The link to the paper I wrote for my approach is here: 16 Apr, 2021 - An algorithm for random data compression
My attempt to give a simple el5:
- Store data in 17 bit words in a golomb-coded set (GCS) – this has the same properties of a bloom filter but it’s smaller.
- Entire algorithm is then based on recreating words stored in the set.
- Make a list for each word filled by brute forcing every value in a 17 bit word at each offset. These are the candidates.
- Write down the offsets in these lists to the correct word. These are the nodes.
- Break down the nodes into lists of 8 elements. Inside these 8 element lists, break them into pairs.
- Hash each pair, to make a hash list of four hashes.
- Do proof-of-work on each hash, look for patterns that are highly unlikely. Find a nonce that makes the most unlikely pattern.
- Store information about the nonce patterns in meta data with the nonce.
- You can now use the meta-data to build a list of possible 8 element offset lists.
- You write down the correct offset of the 8 element set you want.
I’ve defined a new algorithm for representing information in a probabilistic fashion that can be used to compress random data. It relies on using the unlikely prefixes in nonce patterns as heuristic filters to recreate indexes that serve as data pointers into a list of tables. Collisions are an expected property of the GCS – and the algorithm is all about reducing result sets in two main stages – the GCS candidates and the q set candidates.
People are going to ask me how this addresses the pigeon hole principle and the answer is that I don’t know. In my mind the GCS structure is a super-position that allows for multiple over-lapping pieces of data to be re-mapped to smaller keys. That’s an inherent properly of what a GCS allows. The collisions are resolved by addressing the indexes to the right words, and then the right list of index lists at the end. This bypasses the address-size restrictions with the counting argument. That’s how I visualize it… maybe I’m wrong though.
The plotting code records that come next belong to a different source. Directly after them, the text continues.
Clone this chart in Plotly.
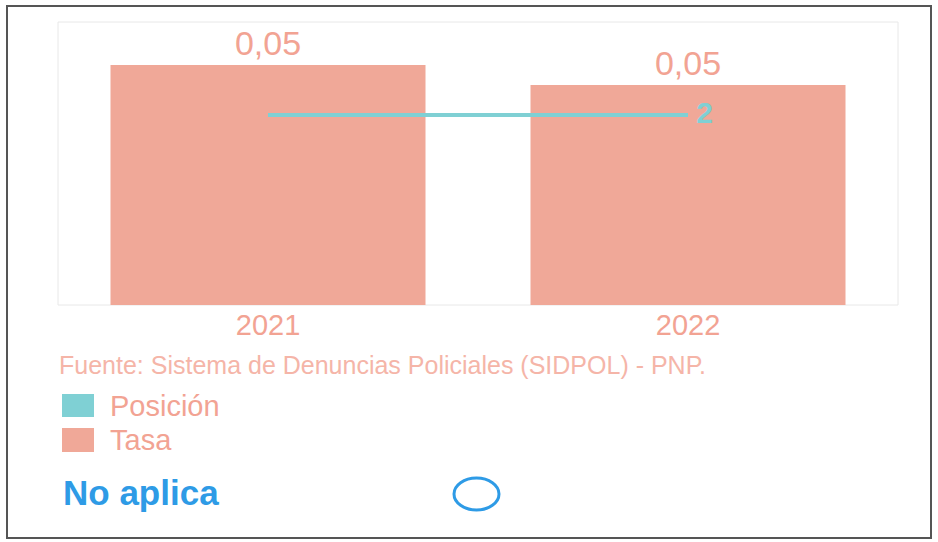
import plotly.graph_objects as go

# ---- data ----
years = ["2021", "2022"]
tasa = [0.054, 0.0495]
posicion = [2, 2]
pos_labels = ["", "2"]
legend_names = ["Posición", "Tasa"]
fuente = "Fuente: Sistema de Denuncias Policiales (SIDPOL) - PNP."
nota = "No aplica"

# ---- styles ----
SALMON = "#F0A898"
SALMON_TXT = "#F2A393"
TEAL = "#7FD0D4"
BLUE = "#2E9BE6"
FONT = "Liberation Sans, Arial, sans-serif"

W, H = 938, 542
L, R, T, B = 58, 40, 22, 237
PW, PH = W - L - R, H - T - B


def px(x):
    return (x - L) / PW


def py(y):
    return (H - B - y) / PH


fig = go.Figure()
fig.add_trace(go.Bar(
    x=years, y=tasa, name=legend_names[1],
    marker=dict(color=SALMON, line=dict(width=0)),
    texttemplate="%{y:.2f}", textposition="outside",
    textfont=dict(color=SALMON_TXT, size=34, family=FONT),
    cliponaxis=False, showlegend=False,
))
fig.add_trace(go.Scatter(
    x=years, y=posicion, name=legend_names[0], yaxis="y2",
    mode="lines+text", text=pos_labels, texttemplate=" %{text}",
    textposition="middle right",
    line=dict(color=TEAL, width=4),
    textfont=dict(color=TEAL, size=30, family=FONT, weight="bold"),
    cliponaxis=False, showlegend=False,
))

shapes = [
    # outer frame
    dict(type="rect", xref="paper", yref="paper",
         x0=px(7), x1=px(931), y0=py(538), y1=py(6),
         line=dict(color="#555555", width=2), fillcolor="rgba(0,0,0,0)", layer="below"),
    # faint plot frame
    dict(type="rect", xref="paper", yref="paper",
         x0=0, x1=1, y0=0, y1=1,
         line=dict(color="#E8E8E8", width=1), fillcolor="rgba(0,0,0,0)", layer="below"),
    # legend swatches
    dict(type="rect", xref="paper", yref="paper",
         x0=px(62), x1=px(94), y0=py(417), y1=py(394),
         line=dict(width=0), fillcolor=TEAL),
    dict(type="rect", xref="paper", yref="paper",
         x0=px(62), x1=px(94), y0=py(452), y1=py(428),
         line=dict(width=0), fillcolor=SALMON),
    # circle
    dict(type="circle", xref="paper", yref="paper",
         x0=px(454), x1=px(499), y0=py(510), y1=py(478),
         line=dict(color=BLUE, width=3), fillcolor="rgba(0,0,0,0)"),
]

annotations = [
    dict(text=fuente, xref="paper", yref="paper", x=px(57), y=py(365),
         xanchor="left", yanchor="middle", showarrow=False,
         font=dict(color="#F5B5A8", size=25, family=FONT)),
    dict(text=legend_names[0], xref="paper", yref="paper", x=px(108), y=py(406),
         xanchor="left", yanchor="middle", showarrow=False,
         font=dict(color=SALMON_TXT, size=29, family=FONT)),
    dict(text=legend_names[1], xref="paper", yref="paper", x=px(108), y=py(440),
         xanchor="left", yanchor="middle", showarrow=False,
         font=dict(color=SALMON_TXT, size=29, family=FONT)),
    dict(text="<b>" + nota + "</b>", xref="paper", yref="paper", x=px(61), y=py(492),
         xanchor="left", yanchor="middle", showarrow=False,
         font=dict(color=BLUE, size=35, family=FONT)),
]

fig.update_layout(
    width=W, height=H,
    margin=dict(l=L, r=R, t=T, b=B, pad=0),
    paper_bgcolor="white", plot_bgcolor="white",
    separators=",.",
    bargap=0.25,
    showlegend=False,
    font=dict(family=FONT),
    xaxis=dict(showgrid=False, showline=False, zeroline=False, ticks="",
               tickfont=dict(color=SALMON_TXT, size=29, family=FONT)),
    yaxis=dict(range=[0, 0.0637], visible=False, showgrid=False),
    yaxis2=dict(range=[0, 2.98], overlaying="y", visible=False, showgrid=False),
    shapes=shapes,
    annotations=annotations,
)

fig.write_html("out.html", config={"displayModeBar": False},
               post_script="document.body.style.margin='0';")
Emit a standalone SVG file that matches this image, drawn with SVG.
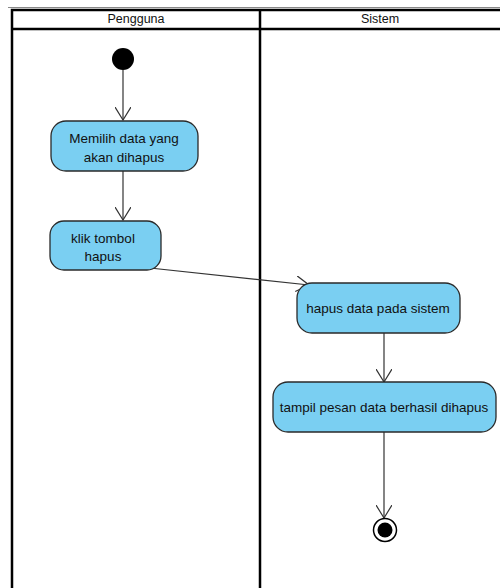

At the very least this heuristic algorithm can do things within space restrictions that I’ve never before seen with any other algorithm and I think this makes this a new approach that could be potentially useful. I don’t claim to have all the answers and parts of the paper might make no sense. I’d appreciate it if some smart people could give this a look though! P.S. will be writing basic how-tos for my code experiments on Github but you will need a small cluster to run them!